The Five Most Important Lessons In E-Commerce SaaS (Software As A Service)

The e-commerce software as a service (SaaS) industry is rapidly growing. According to a December 2019 press release, Research and Markets predicted this industry to grow more than $220 billion through 2022, with an impressive compound annual growth rate (CAGR) of 13.1%. Having been deeply involved in SaaS over the past 10 years, I believe this is great news for my industry, given the current job climate, and is a sign of what's to come over the next few years.

To speak of my recent experience in this field, I am the director of sales and strategic partnerships at a prominent SaaS company that offers a cloud-based solution for retailers selling online. Part of my job is understanding exactly how our complex yet user-friendly systems work, and how they can help our end users streamline their daily operations.

In the course of a given day, I find myself talking to various partners near and far, helping them resolve pain points in their automation, fulfillment strategies and reverse logistics. Needless to say, there are few dull moments and lots of "aha" ones.

Along the way, I've had the pleasure of learning many different types of lessons, five of which I think are at the top of my list of most important. I am here to share them with you today to help you with your SaaS journey.

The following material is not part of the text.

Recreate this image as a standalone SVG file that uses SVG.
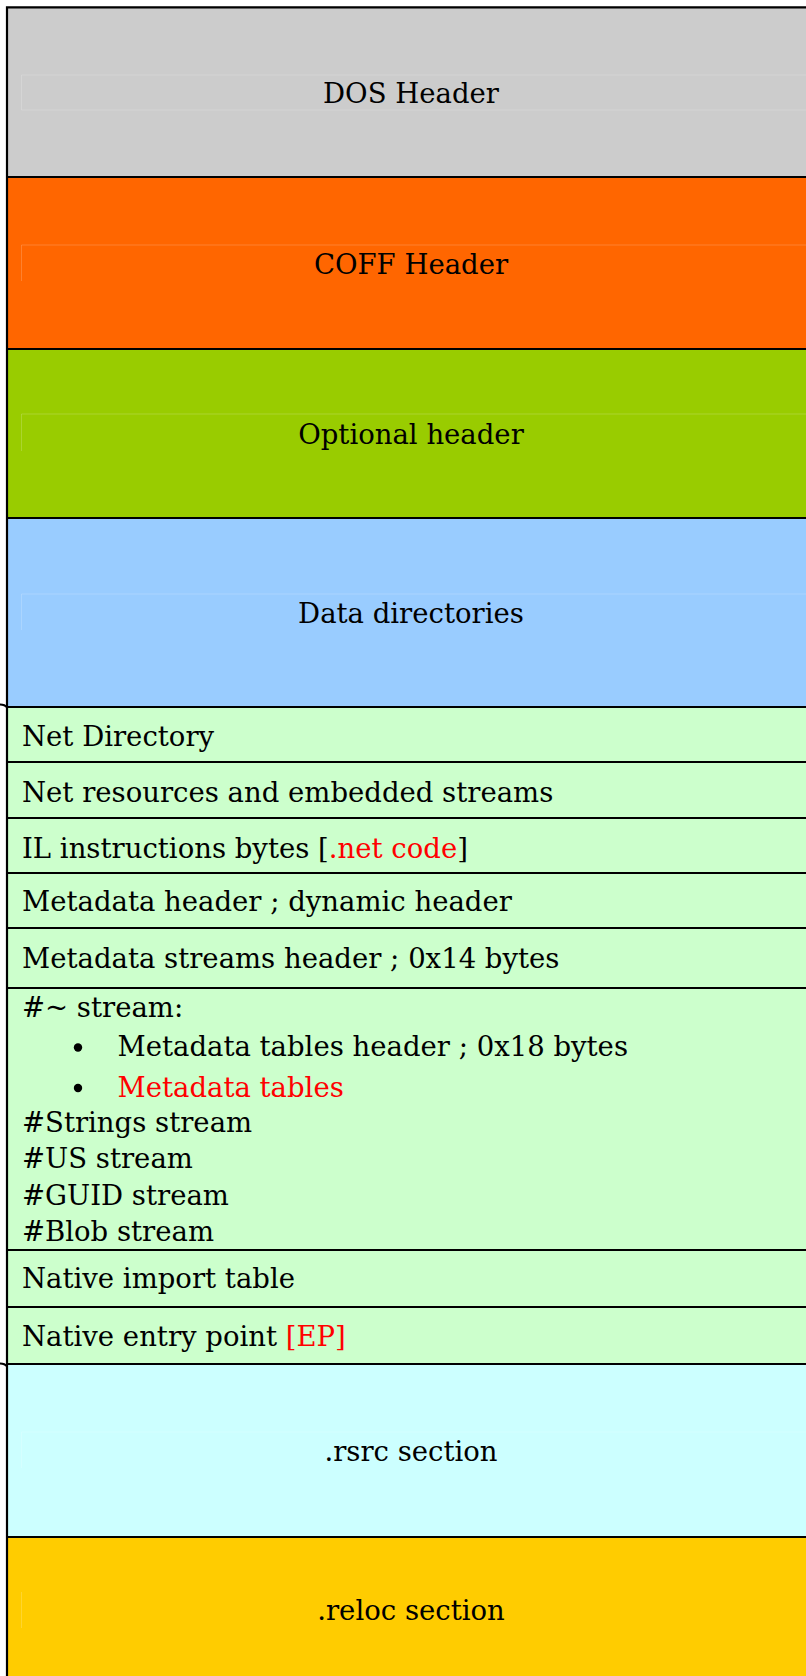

1. Your software needs to speak for itself

We've all had a disingenuous experience with one software solution or another — whether it was a service you tried out during the free trial period or if it was an operating system you loathed that led you to change to a different service (e.g., switching from Microsoft's OS to Apple's iOS). The end goal of the product you're selling as a service is that it has to resonate with your end users and help them streamline a goal, function, operation or automation.

2. Feature-rich and user-friendly should go hand in hand

When it comes to e-commerce SaaS, I've been lucky because it's easy to talk up software that helps companies, especially in the unprecedented times we're living in where e-commerce has become the mainstay for consumers (and many business models) worldwide. I've been able to notch easy wins in SaaS because of this, and it's the most important lesson I've learned along the way: You're only as strong as the foundation of what you're selling; you need walls before you can build a roof.

For me, those walls comprise having lots of useful features and knowing that they help my users solve real-time problems. Don't underestimate the importance of user-friendly features — consider these integral to your offering, as well as the ability to explain to users how these features help them.

3. Uptime is a promise your customers will remind you of

There is nothing more frustrating than downtime, no matter what form it takes. As a SaaS provider, downtime alerts are equivalent to a four-alarm fire and can drag you out of bed at 3 a.m. to troubleshoot for East Coast users. (I work for an Arizona-based company.) You can bet that customers have a long memory when it comes to uptime, too, and are happy to remind you of it in the aftermath.

Predicating downtime with reliable server arrays, backup servers and regional options makes it easier to sleep at night. Assuredly, downtime in some form is unavoidable. But it's the measures that you take to retain users in the aftermath that matters most. Even a simple account credit being offered or a reassuring conversation goes a long way in preserving loyalty and usership.

4. Price points are dwarfed by usability and scalability

I've seen (and currently use) some services that have rather high price points. Now sometimes, you're willing to pay a price point to get certain features that have the "wow" factor you won't find anywhere else. Among the lessons I've learned, however, this is rare.

Your price points have to match your usability and scalability model, or else you'll realize an exodus of users when they find a solution that offers similar features at a more convenient cost. But, if your features, functions and automation are bar none, you'll be the SaaS that everyone's talking about.

5. If you solve common pain points, you'll likely win big

Every user has a pain point. I'd say it's probably 90% of the reason why SaaS is growing so quickly. I can't even imagine a company fulfilling 50 packages per day, much less 10,000, without having software to automate things like packing slips, invoices, tracking numbers, customer updates and so forth. Before there was software to do this, it was a manual process, one that was a persistent pain point in the early days of e-commerce.

The case in point is as such: Software as a service is supposed to alleviate pain points, streamline and automate previously tedious, cumbersome and error-prone functions with a high degree of accuracy and efficiency. If the system you offer is doing this, you're already on the road to scoring more loyal customers. If not, make it a point to consider pain points and how you can alleviate them.

Final Thoughts

Above all else, the most important thing to focus on is quality. For me, it's found in my approach to the partnerships I forge and the enterprise clients I engage with on a daily basis. It's part of what makes me tick, and it's why I love working in this industry so much.

As the late Steve Jobs is attributed to have said: "Quality is more important than quantity. One home run is much better than two doubles."

These are wise words we can all live by.